[Updated with AT&T "early upgrade" pricing.]
Steve Jobs announced the new iPhone 4 on stage at Moscone Center today, and while there were few surprises after months of speculation, leaks, possible thefts and teardowns, there were a number of interesting details revealed at the WWDC 10 keynote speech. The phone will be available on June 24 in five countries: the US, France, Germany, the UK and Japan. Pre-orders start on Tuesday, June 15, with the 16GB iPhone going for $199 US and the 32GB for $299. Update: if you're an AT&T customer in the middle of your contract, you can get an iPhone 4 at "early upgrade" prices of $399 for the 16GB model and $499 for the 32GB.
The iPhone 4 is 24% thinner than the iPhone 3GS: at a mere 9.3 mm thick, it is the "thinnest smartphone ever" as Jobs bragged. The front and back of the case are made of glass: a surface engineered to be "30 times harder than plastic" according to a video shown at the end of the keynote. As expected, the new iPhone is based on the A4 processor running at 1GHz. Though Jobs didn't announce details, teardowns showed that the phone has 256MB of RAM built into the system-on-a-chip. The new model - which many thought would be called the "iPhone HD" - has a sharp new 960x640 IPS LCD touchscreen - called the "Retina Display" - that delivers an industry-leading 326 pixels per inch, four times the pixel density of the 3GS. Steve Jobs claimed that the limit that the human retina can perceive is 300 pixels per inch, making the iPhone 4's display "like text in a fine printed book." With a 3.5 inch display that has 78% the number of pixels on the iPad's 9.7 inch screen, Jobs had some reason to crow that "once you use a Retina Display, you can't go back."
The phone has a 5-megapixel camera on the glass rear case with a backside illuminated sensor and an LED flash for low-light photography.
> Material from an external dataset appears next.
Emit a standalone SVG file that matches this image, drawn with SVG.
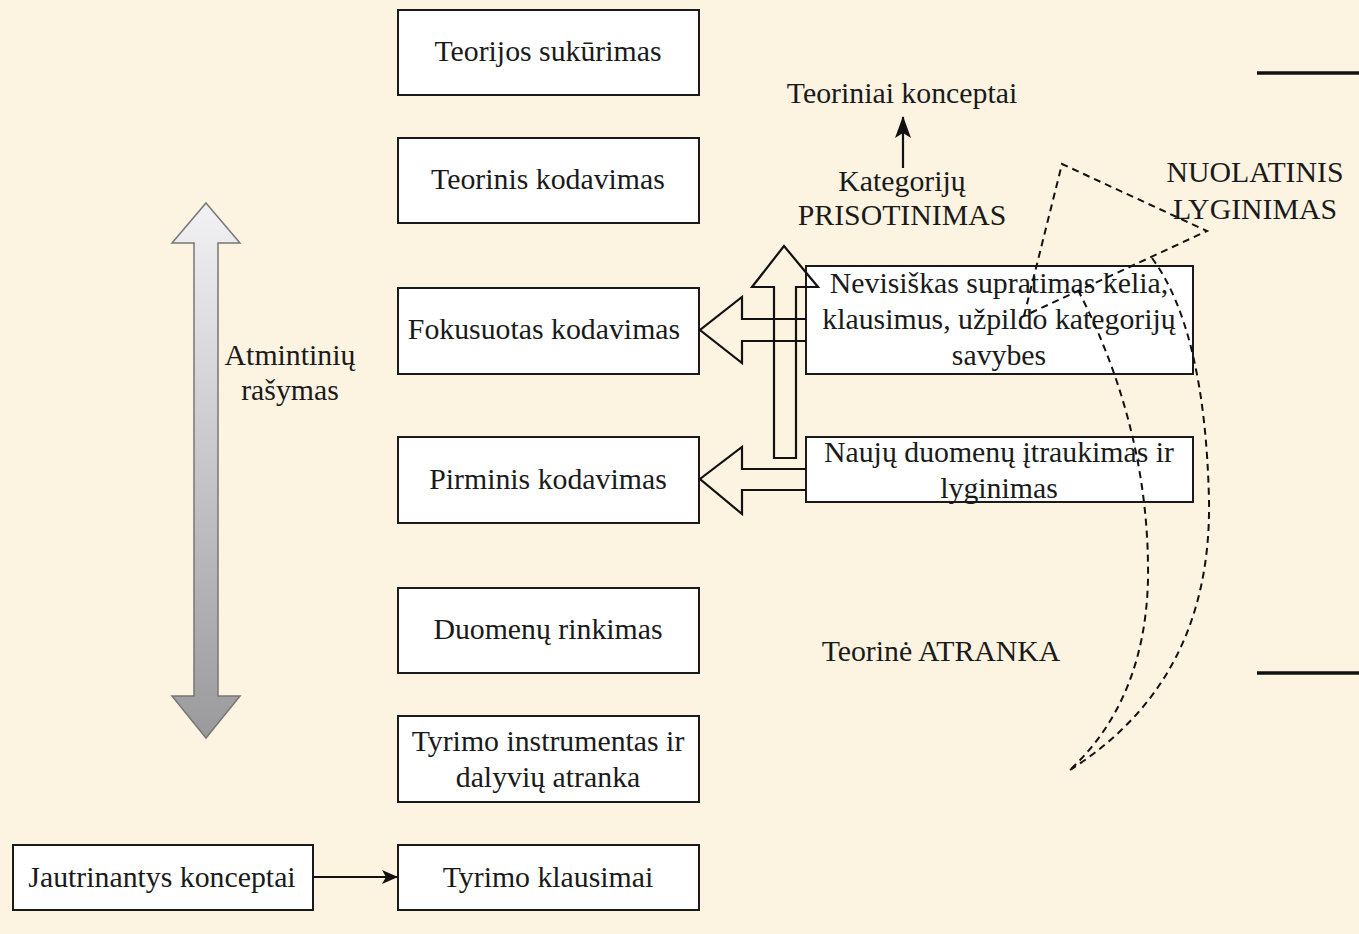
<svg xmlns="http://www.w3.org/2000/svg" width="1359" height="934" viewBox="0 0 1359 934">
<style>
.box{fill:#ffffff;stroke:#1a1a1a;stroke-width:2}
.t{font-family:"Liberation Serif","Times New Roman",serif;font-size:29.8px;fill:#1a1a1a;text-anchor:middle}
.blk{fill:none;stroke:#111;stroke-width:2.2;stroke-linejoin:miter}
.dash{fill:none;stroke:#111;stroke-width:2;stroke-dasharray:7 5}
</style>
<defs>
<linearGradient id="g" x1="0" y1="0" x2="0" y2="1">
<stop offset="0" stop-color="#f2f2f4"/>
<stop offset="1" stop-color="#9a9a9c"/>
</linearGradient>
<marker id="ah2" markerWidth="16" markerHeight="16" refX="15" refY="8" orient="auto" markerUnits="userSpaceOnUse" viewBox="0 0 16 16">
<path d="M0,1 L16,8 L0,15 L4,8 Z" fill="#111"/>
</marker>
<marker id="ah3" markerWidth="22" markerHeight="18" refX="21" refY="9" orient="auto" markerUnits="userSpaceOnUse" viewBox="0 0 22 18">
<path d="M0,1 L22,9 L0,17 L5,9 Z" fill="#111"/>
</marker>
</defs>
<rect width="1359" height="934" fill="#fdf3e1"/>

<g id="memo-arrow">
<path d="M206,203 L240,243 L218,243 L218,696 L240,696 L206,738 L172,696 L194,696 L194,243 L172,243 Z" fill="url(#g)" stroke="#777" stroke-width="1.5"/>
<text class="t" x="290" y="365">Atmintinių</text>
<text class="t" x="290" y="400">rašymas</text>
</g>

<g id="n-teorijos"><rect class="box" x="398" y="10" width="301" height="85"/><text class="t" x="548" y="61">Teorijos sukūrimas</text></g>
<g id="n-teorinis"><rect class="box" x="398" y="138" width="301" height="85"/><text class="t" x="548" y="189">Teorinis kodavimas</text></g>
<g id="n-fokusuotas"><rect class="box" x="398" y="288" width="301" height="86"/><text class="t" x="544" y="339">Fokusuotas kodavimas</text></g>
<g id="n-pirminis"><rect class="box" x="398" y="437" width="301" height="86"/><text class="t" x="548" y="489">Pirminis kodavimas</text></g>
<g id="n-duomenu"><rect class="box" x="398" y="588" width="301" height="85"/><text class="t" x="548" y="639">Duomenų rinkimas</text></g>
<g id="n-tyrimo-instr"><rect class="box" x="398" y="716" width="301" height="86"/><text class="t" x="548" y="751">Tyrimo instrumentas ir</text><text class="t" x="548" y="787">dalyvių atranka</text></g>
<g id="n-klausimai"><rect class="box" x="398" y="845" width="301" height="65"/><text class="t" x="548" y="887">Tyrimo klausimai</text></g>
<g id="n-jautrinantys"><rect class="box" x="13" y="845" width="300" height="65"/><text class="t" x="162" y="887">Jautrinantys konceptai</text></g>

<g id="n-nevisiskas"><rect class="box" x="806" y="266" width="387" height="108"/><text class="t" x="999" y="293">Nevisiškas supratimas kelia,</text><text class="t" x="999" y="329">klausimus, užpildo kategorijų</text><text class="t" x="999" y="365">savybes</text></g>
<g id="n-nauju"><rect class="box" x="806" y="437" width="387" height="65"/><text class="t" x="999" y="462">Naujų duomenų įtraukimas ir</text><text class="t" x="999" y="498">lyginimas</text></g>

<g id="labels">
<text class="t" x="902" y="103">Teoriniai konceptai</text>
<text class="t" x="902" y="191">Kategorijų</text>
<text class="t" x="902" y="225">PRISOTINIMAS</text>
<text class="t" x="1255" y="182">NUOLATINIS</text>
<text class="t" x="1255" y="219">LYGINIMAS</text>
<text class="t" x="941" y="661">Teorinė ATRANKA</text>
</g>

<g id="connectors">
<line x1="313" y1="877" x2="397" y2="877" stroke="#111" stroke-width="2" marker-end="url(#ah2)"/>
<line x1="903" y1="168" x2="903" y2="117" stroke="#111" stroke-width="2.2" marker-end="url(#ah3)"/>
<path class="blk" d="M806,319 L742,319 L742,297 L700,330 L742,363 L742,341 L806,341"/>
<path class="blk" d="M806,469 L742,469 L742,447 L700,479 L742,514 L742,490 L806,490"/>
<path class="blk" d="M774,458 L774,287 L752,287 L784,246 L818,287 L796,287 L796,458 Z"/>
<path class="dash" d="M1024,316 L1062,164 L1207,231 Z"/>
<path class="dash" d="M1078,290 Q1150,430 1148,580 Q1145,700 1070,770"/>
<path class="dash" d="M1152,258 Q1205,330 1209,500 Q1212,680 1070,770"/>
<line x1="1257" y1="73" x2="1359" y2="73" stroke="#111" stroke-width="3.5"/>
<line x1="1257" y1="673" x2="1359" y2="673" stroke="#111" stroke-width="3.5"/>
</g>
</svg>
The imaging hardware uses 1.75-µm pixel size and 5x digital zoom with tap-to-focus controls for video and still pictures. The iPhone 4 is capable of recording 720p HD video at 30 frames per second and will allow built-in video editing with iMovie for iPhone available for $4.99. And as demoed in the "one more thing" segment at the end of the keynote, FaceTime video conferencing, from iPhone 4 to iPhone 4, will be supported, using either the 2 megapixel front-facing camera or the rear camera … but using WiFi only.
The iPhone 4 has an improved battery that Jobs says will allow "7 hours of 3G talk, 6 hours of 3G browsing, 10 hours of WiFi browsing, 10 hours of video, and 40 hours of music." With a noise-cancellation microphone at the top, the iPhone 4 has noise suppression for improved call quality. It uses the stainless-steel band around the edge as an integrated antenna and has quad-band HSDPA for 7.2Mbps downloads and HSDPA for 5.8 Mbps uploads (where HSPA is supported). The new phone uses a micro-SIM card - just like the iPad - which is inserted through a slot on the side.
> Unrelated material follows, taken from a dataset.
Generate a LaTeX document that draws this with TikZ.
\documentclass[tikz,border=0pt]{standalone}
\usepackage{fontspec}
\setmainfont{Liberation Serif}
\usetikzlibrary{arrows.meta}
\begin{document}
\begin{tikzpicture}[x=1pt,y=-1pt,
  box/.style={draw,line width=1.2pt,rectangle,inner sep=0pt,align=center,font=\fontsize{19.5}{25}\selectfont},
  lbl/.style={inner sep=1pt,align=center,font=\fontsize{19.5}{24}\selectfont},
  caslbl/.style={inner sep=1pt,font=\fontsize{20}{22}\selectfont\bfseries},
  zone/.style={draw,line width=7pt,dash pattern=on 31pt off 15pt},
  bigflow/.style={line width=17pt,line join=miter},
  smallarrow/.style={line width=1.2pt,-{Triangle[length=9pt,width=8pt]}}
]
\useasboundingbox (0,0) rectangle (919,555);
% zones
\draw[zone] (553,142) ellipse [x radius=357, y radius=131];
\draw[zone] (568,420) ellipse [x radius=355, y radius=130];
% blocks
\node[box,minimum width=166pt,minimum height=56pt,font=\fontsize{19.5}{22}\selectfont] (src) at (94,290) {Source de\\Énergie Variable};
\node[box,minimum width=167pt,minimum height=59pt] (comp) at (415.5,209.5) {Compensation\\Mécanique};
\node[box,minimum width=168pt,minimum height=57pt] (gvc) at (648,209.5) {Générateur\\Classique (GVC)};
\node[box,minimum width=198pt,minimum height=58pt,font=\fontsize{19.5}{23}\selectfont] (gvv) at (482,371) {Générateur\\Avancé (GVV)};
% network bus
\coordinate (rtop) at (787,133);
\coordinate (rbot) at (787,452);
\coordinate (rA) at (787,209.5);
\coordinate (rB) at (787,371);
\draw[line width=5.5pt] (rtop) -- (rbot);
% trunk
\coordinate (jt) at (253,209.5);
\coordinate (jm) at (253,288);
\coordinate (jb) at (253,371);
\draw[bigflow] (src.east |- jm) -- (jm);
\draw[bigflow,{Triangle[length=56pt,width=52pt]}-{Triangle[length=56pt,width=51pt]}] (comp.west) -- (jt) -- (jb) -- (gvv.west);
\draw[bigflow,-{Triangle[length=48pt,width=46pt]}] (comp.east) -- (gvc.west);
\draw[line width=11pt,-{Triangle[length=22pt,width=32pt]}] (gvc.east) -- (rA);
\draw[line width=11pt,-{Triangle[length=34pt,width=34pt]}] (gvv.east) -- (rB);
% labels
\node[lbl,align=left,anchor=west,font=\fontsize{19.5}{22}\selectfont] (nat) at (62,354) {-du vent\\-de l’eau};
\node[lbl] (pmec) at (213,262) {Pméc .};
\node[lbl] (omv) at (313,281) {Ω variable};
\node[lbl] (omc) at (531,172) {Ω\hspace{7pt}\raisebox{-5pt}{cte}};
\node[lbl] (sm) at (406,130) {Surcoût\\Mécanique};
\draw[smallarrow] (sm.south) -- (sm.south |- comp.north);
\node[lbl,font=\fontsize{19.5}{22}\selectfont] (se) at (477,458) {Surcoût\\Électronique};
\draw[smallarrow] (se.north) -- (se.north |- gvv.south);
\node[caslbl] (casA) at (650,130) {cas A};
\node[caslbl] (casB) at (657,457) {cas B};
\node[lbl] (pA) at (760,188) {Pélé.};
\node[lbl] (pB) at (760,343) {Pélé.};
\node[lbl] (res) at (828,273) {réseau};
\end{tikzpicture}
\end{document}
One cool, and pretty much unexpected, addition is that the phone now has a true gyroscope for pitch, yaw and roll, which is tied into the accelerometer for gravity sensing (which way is up) and the GPS chip for location. Jobs demoed a 3D Jenga-like game, which moved as the phone moved. The possibilities for app development are really huge here, especially - but not only - in gaming.
Check your upgrade credit if you're an AT&T customer… as Jobs announced from the stage, AT&T will give credit to anyone whose contract will come up any time in 2010.